Saturday 31 December 2022

King of the North Wind

Finished December 28
King of the North Wind: The Life of Henry II in Five Acts by Claudia Gold

This biography shows in-depth research and flows well. It is set out chronologically, and as the subtitle indicates in five sections: The Bargain, Triumph, Pariah, Rebellion, and Nemesis. The book starts with a number of maps: one of the crusader states circa 1150, Britain and Ireland circa 1150, France circa 1150, Henry II's empire circa 1170, and a map showing the Great Revolt of 1173-74. This is followed by family trees: the English succession; the issue of Henry II, the Capetian family; the relationship between Louis VII and Eleanor of Aquitaine, and the relationship between Henry II and Eleanor of Aquitaine. These last two are important because of Eleanor's marriages to the two kings and the reason of consanguinity that was used for the annulment of her marriage to Louis. 
This is follows by a list of the people who appear in the biography, which can be helpful as there are rather a lot of them. There are two sections of plates in the book and a timeline at the end of the narrative. There is also an extensive bibliography. 
In the early years, Henry vied against his uncle Stephen for the throne, and was supported heavily by his mother Matilda. Henry was educated for kingship and power, but he had to fight for it. He started great reforms in England that continued after his death as set the rule of law that exists today. He was a patron of the arts and encouraged cultural achievements.

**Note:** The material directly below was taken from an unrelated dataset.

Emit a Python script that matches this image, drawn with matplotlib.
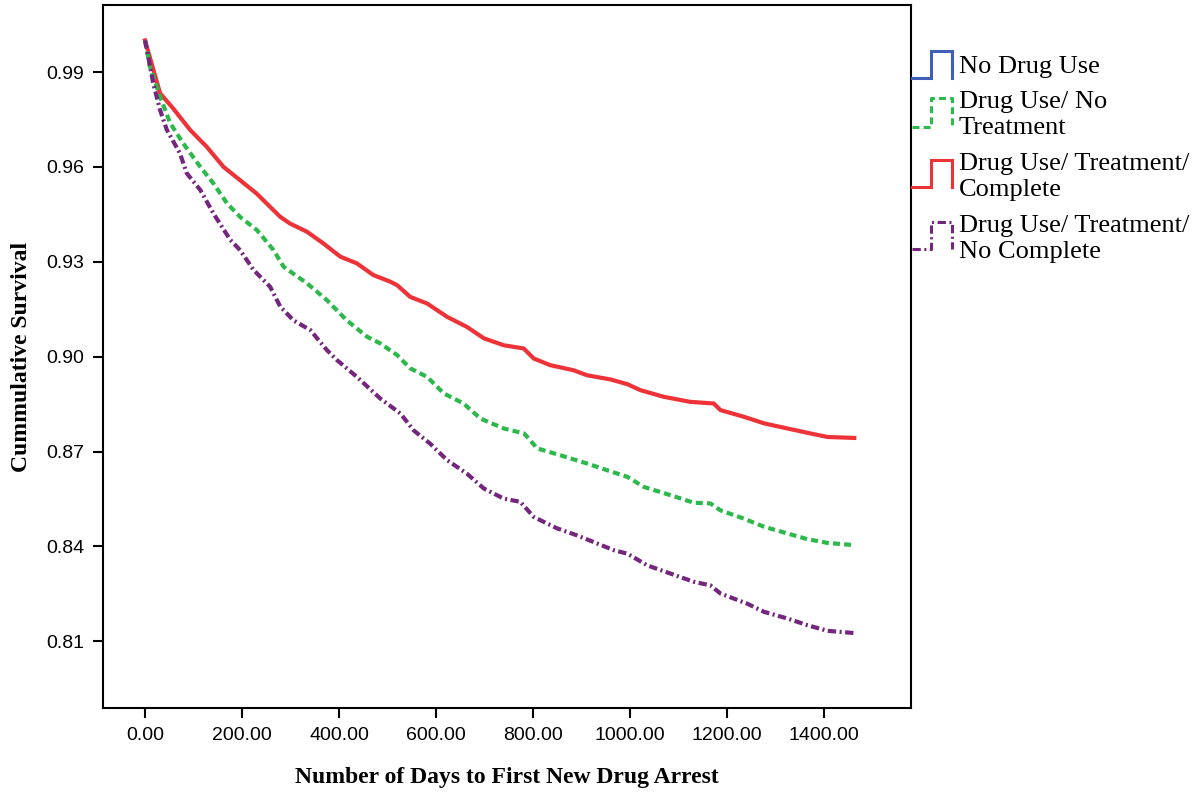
import matplotlib
matplotlib.use("Agg")
import matplotlib.pyplot as plt

plt.rcParams['lines.scale_dashes'] = False

# ---- data ----
days_complete = [0, 31, 58, 93, 127, 162, 196, 230, 279, 299, 334, 368, 403, 437, 471, 506,
                 520, 547, 582, 623, 664, 699, 740, 781, 802, 836, 884, 912, 960, 995,
                 1022, 1070, 1125, 1173, 1187, 1235, 1277, 1325, 1373, 1408, 1463]
surv_complete = [1.0, 0.9833, 0.9785, 0.9717, 0.9664, 0.9600, 0.9558, 0.9516, 0.9442, 0.9421,
                 0.9395, 0.9358, 0.9316, 0.9295, 0.9258, 0.9237, 0.9226, 0.9189, 0.9168, 0.9126,
                 0.9094, 0.9058, 0.9036, 0.9026, 0.8994, 0.8973, 0.8957, 0.8941, 0.8928, 0.8913,
                 0.8894, 0.8873, 0.8857, 0.8852, 0.8831, 0.8810, 0.8789, 0.8773, 0.8757, 0.8746,
                 0.8743]

days_notreat = [0, 10, 31, 52, 79, 114, 141, 169, 196, 231, 265, 286, 334, 375, 416, 458,
                485, 520, 547, 582, 616, 657, 692, 740, 782, 809, 857, 912, 953, 995,
                1029, 1084, 1132, 1166, 1187, 1235, 1277, 1325, 1366, 1408, 1463]
surv_notreat = [1.0, 0.9917, 0.9822, 0.9738, 0.9674, 0.9600, 0.9548, 0.9485, 0.9442, 0.9400,
                0.9337, 0.9284, 0.9232, 0.9179, 0.9115, 0.9063, 0.9042, 0.9005, 0.8963, 0.8936,
                0.8884, 0.8852, 0.8804, 0.8773, 0.8757, 0.8710, 0.8688, 0.8662, 0.8641, 0.8620,
                0.8588, 0.8562, 0.8538, 0.8536, 0.8514, 0.8488, 0.8462, 0.8441, 0.8423, 0.8411,
                0.8404]

days_nocomplete = [0, 4, 17, 31, 45, 72, 86, 114, 141, 176, 196, 224, 258, 279, 306, 341,
                   375, 396, 437, 485, 527, 554, 588, 623, 664, 699, 740, 774, 802, 850,
                   891, 933, 967, 995, 1036, 1084, 1132, 1166, 1187, 1242, 1277, 1325, 1366,
                   1408, 1463]
surv_nocomplete = [1.0, 0.9970, 0.9864, 0.9780, 0.9717, 0.9643, 0.9580, 0.9527, 0.9453, 0.9369,
                   0.9337, 0.9274, 0.9221, 0.9158, 0.9115, 0.9084, 0.9021, 0.8989, 0.8936, 0.8868,
                   0.8820, 0.8767, 0.8725, 0.8673, 0.8630, 0.8583, 0.8551, 0.8541, 0.8493, 0.8457,
                   0.8435, 0.8409, 0.8388, 0.8377, 0.8340, 0.8314, 0.8288, 0.8277, 0.8251, 0.8219,
                   0.8193, 0.8172, 0.8151, 0.8133, 0.8126]

x_ticks = [0, 200, 400, 600, 800, 1000, 1200, 1400]
x_tick_labels = ["0.00", "200.00", "400.00", "600.00", "800.00", "1000.00", "1200.00", "1400.00"]
y_ticks = [0.81, 0.84, 0.87, 0.90, 0.93, 0.96, 0.99]
y_tick_labels = ["0.81", "0.84", "0.87", "0.90", "0.93", "0.96", "0.99"]

legend_labels = ["No Drug Use", "Drug Use/ No\nTreatment", "Drug Use/ Treatment/\nComplete",
                 "Drug Use/ Treatment/\nNo Complete"]

# ---- styles ----
c_blue = "#4060B8"
c_green = "#2DB84B"
c_red = "#EE3338"
c_purple = "#74267F"
ls_green = (0, (5, 3))
ls_purple = (0, (6, 2.5, 1.5, 2.5))

W, H = 1203, 796
fig = plt.figure(figsize=(W / 100, H / 100), dpi=100)
ax = fig.add_axes([103 / W, 1 - 708 / H, (911 - 103) / W, (708 - 5) / H])

ax.plot(days_complete, surv_complete, color=c_red, lw=3.0, solid_joinstyle='round')
ax.plot(days_notreat, surv_notreat, color=c_green, lw=3.0, linestyle=ls_green)
ax.plot(days_nocomplete, surv_nocomplete, color=c_purple, lw=3.0, linestyle=ls_purple)

ax.set_xlim(-86.7, 1580)
ax.set_ylim(0.7889, 1.0112)
ax.set_xticks(x_ticks)
ax.set_xticklabels(x_tick_labels, family="Liberation Sans", fontsize=14)
ax.set_yticks(y_ticks)
ax.set_yticklabels(y_tick_labels, family="Liberation Sans", fontsize=14)
ax.tick_params(direction='out', length=7.5, width=1.5, pad=6)
for s in ax.spines.values():
    s.set_linewidth(1.5)

ax.set_xlabel("Number of Days to First New Drug Arrest", family="Liberation Serif",
              fontweight='bold', fontsize=17, labelpad=17)
ax.set_ylabel("Cummulative Survival", family="Liberation Serif",
              fontweight='bold', fontsize=17, labelpad=10)

# ---- legend drawn in figure pixel coordinates ----
ov = fig.add_axes([0, 0, 1, 1])
ov.set_xlim(0, W)
ov.set_ylim(H, 0)
ov.axis('off')

entries = [
    (c_blue, '-', 78, 51, 67),
    (c_green, ls_green, 127, 98, 115),
    (c_red, '-', 187, 160, 177),
    (c_purple, ls_purple, 249, 222, 239),
]
for (col, ls, ylo, yhi, ytxt), lab in zip(entries, legend_labels):
    ov.plot([912, 931, 931, 952, 952], [ylo, ylo, yhi, yhi, ylo], color=col, lw=2.2,
            linestyle=ls, solid_joinstyle='miter')
    ov.text(959, ytxt, lab, family="Liberation Serif", fontsize=19, va='center', ha='left',
            linespacing=1.2)

fig.savefig("out.png", dpi=100)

But there were dark sides to his reign such as the murder of Thomas Becket, a deed that took Henry a decade and much diplomacy to recover from. He also failed to educate his sons in the same way that he himself had been educated and thus they were ill-prepared for ruling. His mistrust of their skill also influenced this and led to a series of rebellions from his own children, many supported by his rival in France. His reign ended with his worst and saddest years, when he lost the support of all his legitimate sons, and found himself kneeling to the king of France as overlord for some of his lands. 
As the book states, this is a tragic life, but one full of ups and downs. A life of a man who was intelligent, educated, and savvy, but perhaps too confident in the end. A fascinating read.